Currently, the only way I can do that is to set up a huge number of containers and associated rules for all the news sites whose feeds are aggregated on Newsblur. This defeats the purpose of having a container for Newsblur in the first place.
@heussd, thanks for pointing that out.
Personally, I’m getting ready to disable Containers if neither Containerise nor Firefox Multi-Account Containers are going to fix this problem. And it really is a problem: there’s no point in opening every Facebook URL (for example) in a Facebook container or a Google URL in a Google container if other sites’ data are going to pollute the containers. That defeats the whole purpose of doing this in the first place.
Because of this severe limitation, I’m not seeing any real benefit from containers.
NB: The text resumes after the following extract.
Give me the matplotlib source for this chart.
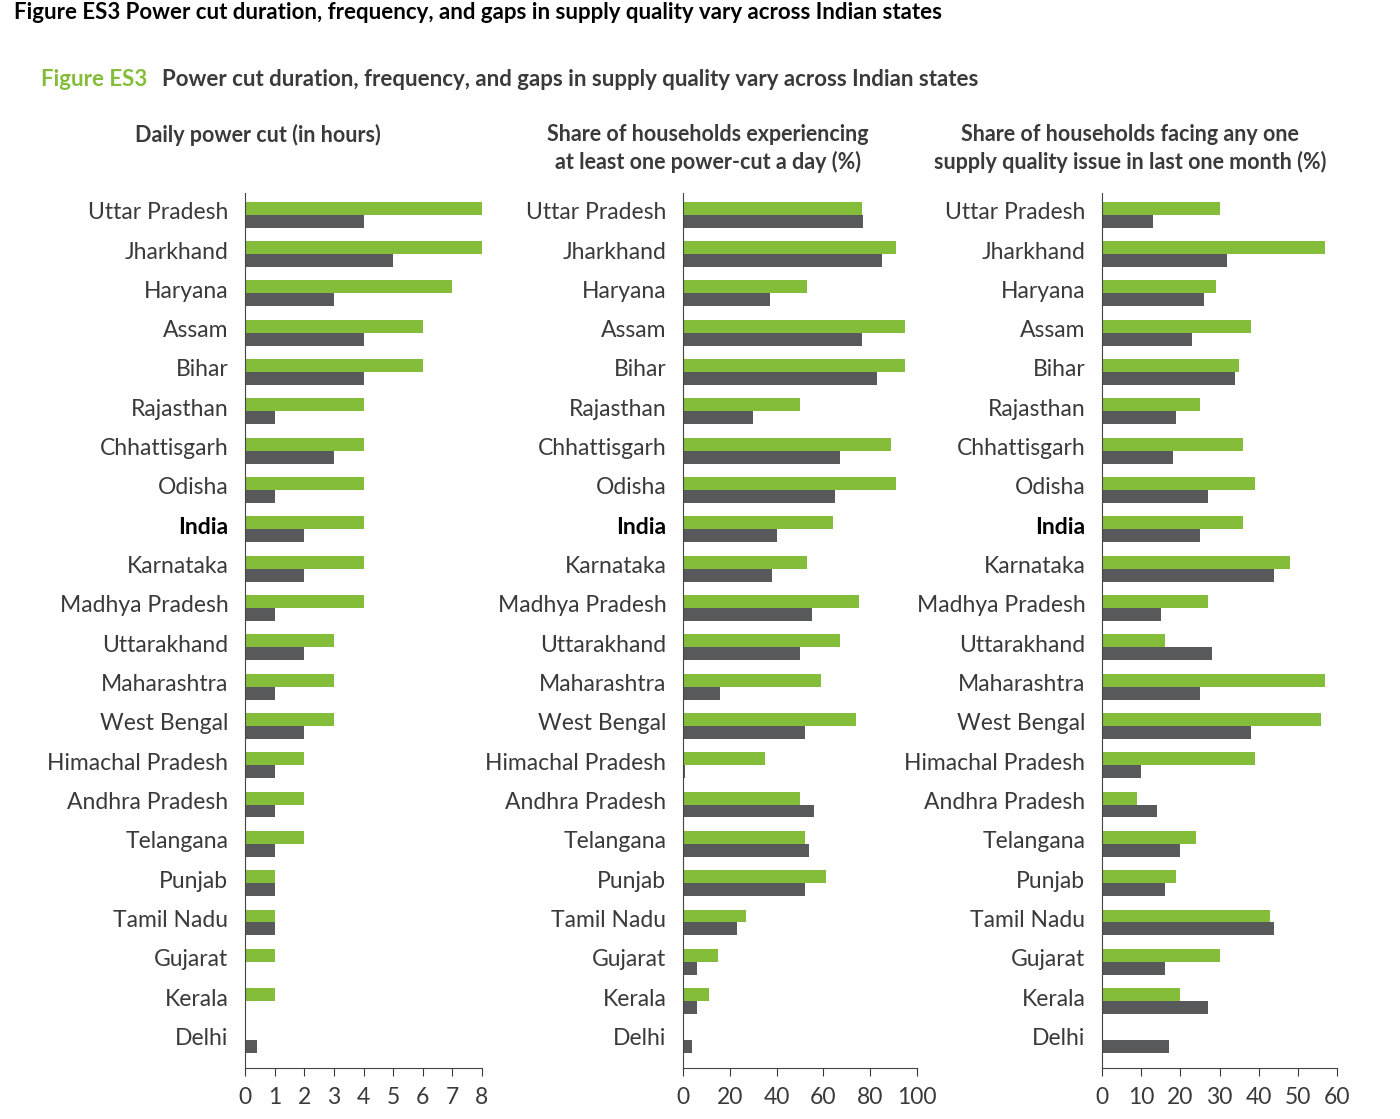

What I’m seeing instead are bugs where both this extension and the Mozilla one sometimes fail to open configured domains / URLs in containers some of the time, isolating my login credentials (cookies, DOM storage, etc.) in one container, with some tabs for the same site opening in another container, but minus the login state.
Containers are a great idea in theory, but the implementation—and the extensions I hoped would fix it—are clearly immature at this point.